On my second run of the night, I ring the doorbell to a mansion in Fairbanks Ranch and wait. And wait. This is one of the things I've been noticing about the rich: their houses are so large, they don't even know when a car pulls into their driveways; they also don't seem to anticipate the delivery driver's arrival, though they phoned in the order. A young Mexican girl answers the door, and I speak to her in English, which she obviously doesn't speak. She manages a "one minute," before disappearing into the house. I glance around the tall, white entranceway, taking in the large, crystal-tear drops chandelier and the two, gold-trimmed, ornate white chairs placed next to a round, white entrance table, all of which looks like it belongs in Buckingham Palace. Why didn't I speak to the young girl in Spanish? I just spent two and a half weeks listening to and trying to speak Spanish. While I'm standing here, a middle-aged, blond woman drifts by in a white, pool robe and pink flip-flops without even acknowledging me. A minute later, another Mexican woman, whom looks to be the first one's mother, shows up at the door and hands me a twenty. I guess the Queen Victoria II of the house prefers to let the servants deal with the servants.

I don't get the whole having a staff in your house thing. I want to be alone in my house, to crank up my boombox and dance in my underwear. I want to eat cereal on the couch. I want to kick an impromptu handstand here and there. If there were people around all the time, I would feel like I'm on reality TV and that I couldn't relax and be my ridiculous self. Who knows, maybe it's a way for the wealthy to feel less alone and isolated in their large houses.

My last run of the night is back in Solana Beach, at a gated condo complex along the coast. I'm stuck at the walk-in gate, since the woman only listed her first name on the order and the gate operates by last names, which is one of my biggest pet peeves of delivery: you know, you have to know, your gates always operate by last names, so give us a last name or the damn gate code when placing your order. 

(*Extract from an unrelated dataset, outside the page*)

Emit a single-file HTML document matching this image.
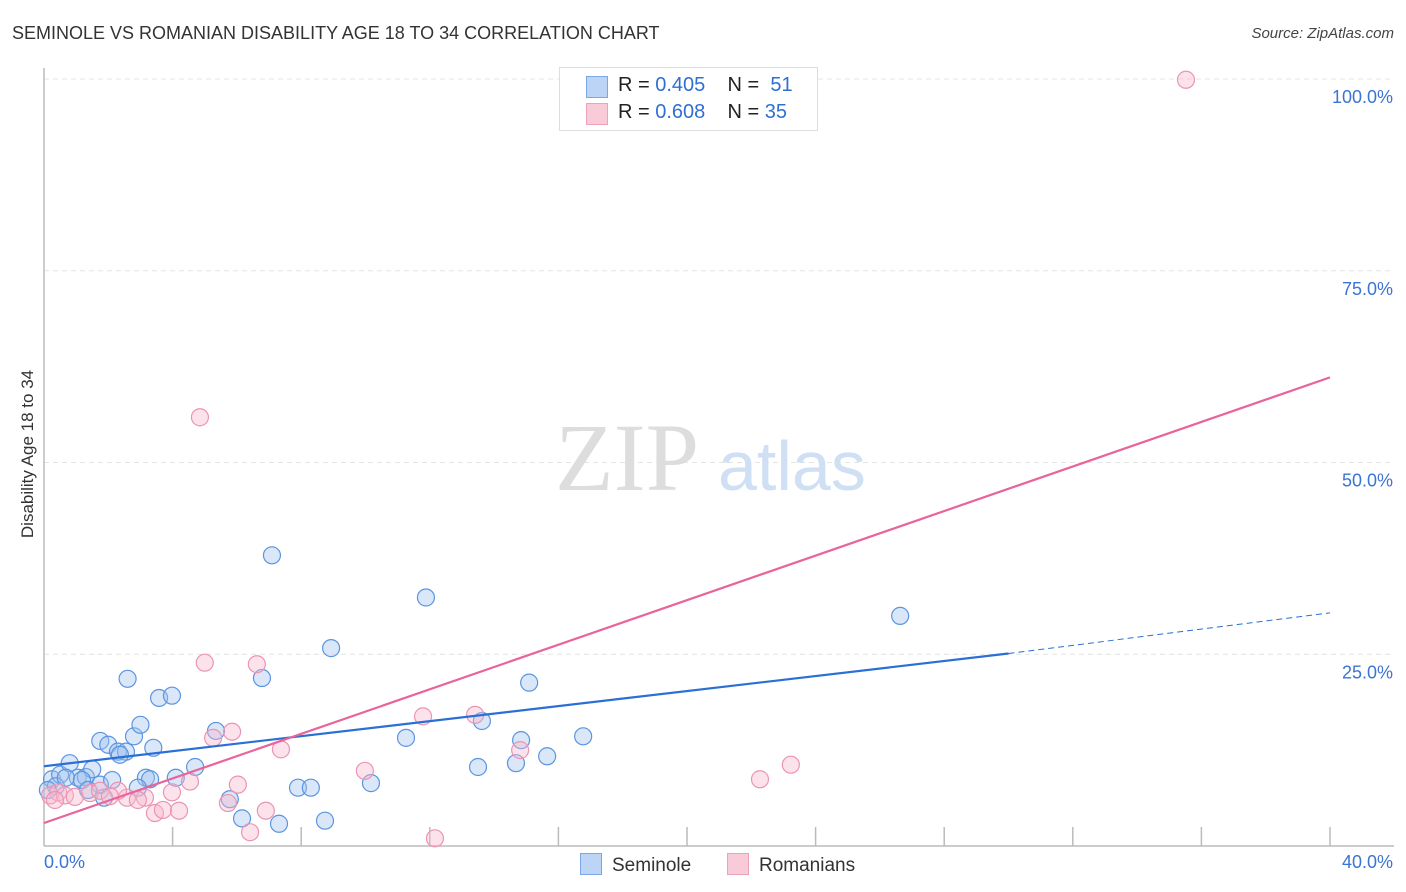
<!DOCTYPE html>
<html><head><meta charset="utf-8"><style>
body{margin:0;background:#fff;font-family:"Liberation Sans",sans-serif;}
#wrap{position:relative;width:1406px;height:892px;overflow:hidden}
.t{position:absolute;white-space:nowrap}
</style></head><body>
<div id="wrap">
<div class="t" style="left:12px;top:23px;font-size:18px;color:#333">SEMINOLE VS ROMANIAN DISABILITY AGE 18 TO 34 CORRELATION CHART</div>
<div class="t" style="right:12px;top:25px;font-size:15px;color:#444;font-style:italic">Source: ZipAtlas.com</div>
<div class="t" style="left:-62px;top:444px;font-size:17px;color:#333;transform:rotate(-90deg);width:180px;text-align:center">Disability Age 18 to 34</div>
<svg id="svg" width="1406" height="892" style="position:absolute;left:0;top:0"></svg>
</div>
<script>
const seminoleX=[0.25,0.5,0.8,1.05,1.3,1.5,1.75,2.0,2.3,2.55,2.6,2.8,3.0,3.17,3.3,3.4,3.58,3.98,4.1,4.7,5.35,5.78,6.16,6.78,7.09,7.31,7.9,8.3,8.74,8.93,10.17,11.26,11.88,13.5,13.62,14.68,14.84,15.09,15.65,16.77,26.63,1.87,2.92,0.37,0.68,1.18,0.12,1.74,2.12,2.36,1.37];
const seminoleY=[8.7,9.3,10.8,8.9,9.0,10.0,13.7,13.2,12.3,12.3,21.8,14.3,15.8,8.9,8.7,12.8,19.3,19.6,8.9,10.3,15.0,6.1,3.6,21.9,37.9,2.9,7.6,7.6,3.3,25.8,8.2,14.1,32.4,10.3,16.3,10.8,13.8,21.3,11.7,14.3,30.0,6.3,7.6,7.8,8.9,8.6,7.3,8.0,8.6,11.9,7.3];
const romX=[35.52,4.85,5.0,6.62,5.85,5.26,7.37,11.79,13.41,14.81,9.98,6.03,4.54,3.98,3.14,2.58,2.92,3.45,3.7,4.2,5.72,6.41,6.9,12.16,22.27,23.23,0.19,0.44,0.65,0.96,1.43,1.74,2.3,2.05,0.34];
const romY=[99.9,55.9,23.9,23.7,14.9,14.1,12.6,16.9,17.1,12.5,9.8,8.0,8.4,7.0,6.3,6.3,6.0,4.3,4.7,4.6,5.6,1.8,4.6,1.0,8.7,10.6,6.6,7.0,6.6,6.4,6.9,7.2,7.2,6.5,6.0];
const blueLine=[[0,10.4],[30.0,25.1]], blueDash=[[30.0,25.1],[40,30.4]], pinkLine=[[0,3.0],[40,61.1]];
const yTicks=[25,50,75,100], yTickLabels=["25.0%","50.0%","75.0%","100.0%"];
const X=v=>44+v*32.15, Y=v=>846-v*7.67;
const svg=document.getElementById('svg'), NS='http://www.w3.org/2000/svg';
function mk(tag,a,parent){const e=document.createElementNS(NS,tag);for(const k in a)e.setAttribute(k,a[k]);(parent||svg).appendChild(e);return e;}
yTicks.forEach((t,i)=>{
 const g=mk('line',{x1:44,x2:1394,y1:Y(t),y2:Y(t),stroke:'#e4e4e4','stroke-dasharray':'5,4'});
 
 
 const tx=mk('text',{x:1393,y:Y(t)+24,'text-anchor':'end','font-size':18,fill:'#3b74d4','font-family':'Liberation Sans'});
 tx.textContent=yTickLabels[i];
 
 
});
let ax=mk('line',{x1:44,x2:44,y1:68,y2:846,stroke:'#bbb','stroke-width':1.5});


ax=mk('line',{x1:44,x2:1394,y1:846,y2:846,stroke:'#bbb','stroke-width':1.5});


for(let i=1;i<=10;i++){const tk=mk('line',{x1:X(i*4),x2:X(i*4),y1:827,y2:846,stroke:'#bbb','stroke-width':1.5});
 
 }
let wm=mk('text',{x:555,y:490,'font-size':96,fill:'#ddd','font-family':'Liberation Serif'});wm.textContent='ZIP';


wm=mk('text',{x:718,y:490,'font-size':70,fill:'#cfe0f5','font-family':'Liberation Sans'});wm.textContent='atlas';


seminoleX.forEach((v,i)=>{const c=mk('circle',{cx:X(v),cy:Y(seminoleY[i]),r:8.5,fill:'rgba(160,196,240,0.4)',stroke:'#5b95e0','stroke-width':1.2});
 
 });
romX.forEach((v,i)=>{const c=mk('circle',{cx:X(v),cy:Y(romY[i]),r:8.5,fill:'rgba(248,185,205,0.4)',stroke:'#ec94b2','stroke-width':1.2});
 
 });
let l=mk('line',{x1:X(blueLine[0][0]),y1:Y(blueLine[0][1]),x2:X(blueLine[1][0]),y2:Y(blueLine[1][1]),stroke:'#2a6fd6','stroke-width':2.2});


l=mk('line',{x1:X(blueDash[0][0]),y1:Y(blueDash[0][1]),x2:X(blueDash[1][0]),y2:Y(blueDash[1][1]),stroke:'#2a6fd6','stroke-width':1,'stroke-dasharray':'6,4'});


l=mk('line',{x1:X(pinkLine[0][0]),y1:Y(pinkLine[0][1]),x2:X(pinkLine[1][0]),y2:Y(pinkLine[1][1]),stroke:'#e8649a','stroke-width':2.2});


</script>
<div class="t" style="left:44px;top:852px;font-size:18px;color:#3b74d4">0.0%</div>
<div class="t" style="right:13px;top:852px;font-size:18px;color:#3b74d4">40.0%</div>
<div style="position:absolute;left:559px;top:67px;width:257px;height:62px;border:1px solid #ddd;background:#fff;font-size:20px;color:#222">
 <div style="position:absolute;left:26px;top:8px;width:20px;height:20px;background:#bcd5f6;border:1px solid #7aa7e6"></div>
 <div class="t" style="left:58px;top:6px">R = <span style="color:#2f6fd3">0.405</span>&nbsp;&nbsp;&nbsp;&nbsp;N = &nbsp;<span style="color:#2f6fd3">51</span></div>
 <div style="position:absolute;left:26px;top:35px;width:20px;height:20px;background:#f9cbd9;border:1px solid #eba2bb"></div>
 <div class="t" style="left:58px;top:33px">R = <span style="color:#2f6fd3">0.608</span>&nbsp;&nbsp;&nbsp;&nbsp;N = <span style="color:#2f6fd3">35</span></div>
</div>
<div style="position:absolute;left:580px;top:853px;font-size:19px;color:#333">
 <span style="display:inline-block;width:20px;height:20px;background:#bcd5f6;border:1px solid #7aa7e6;vertical-align:-4px;margin-right:10px"></span>Seminole</div>
<div style="position:absolute;left:727px;top:853px;font-size:19px;color:#333">
 <span style="display:inline-block;width:20px;height:20px;background:#f9cbd9;border:1px solid #eba2bb;vertical-align:-4px;margin-right:10px"></span>Romanians</div>
</body></html>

Using the handy map at the gate, I can see her lit-up place right there through the wrought iron fence, but there's no way I can get her attention. A man passes by inside, and I ask him if he'll let me in. He tries, but says the gate's stuck. "There should be a button to release the lock," I say. He says he's pushing it, but nothing happens. Now the semi-trashy woman (she's wearing one of those weird terry cloth, spaghetti strap tops and matching shorts combo) is out on her deck and sees me, and, with a scratchy smoker's voice, orders her chubby, little boy down to let me in and pay me. And she's now hit on a second pet peeve: making your kids do your dirty work. The bill is $55.13, and the boy hands me $56.13, which means she knows exactly how much the bill is and how little she's tipping me. The boy walks off with the food, and her terry cloth silhouette yells, "Thank you," from the dark deck. I want to yell back that she can shove her 1.81% tip down her surely cancerous trachea, but I choose to go with my more cowardly regular response of the silent treatment.

1 comment:

  1. I think people who have "staff" learn (or grow up) to ignore them. In essence, the staff become invisible--this is what "we" (society?) expect of wait-staff, hotel maids, etc--even pizza delivery people! People in "service" jobs are not to be recognized unless it feeds our own ego somehow (as in tipping from a wad of bills--or not tipping, etc). I won't go into what I think of that as it gets my Marx all in a dander.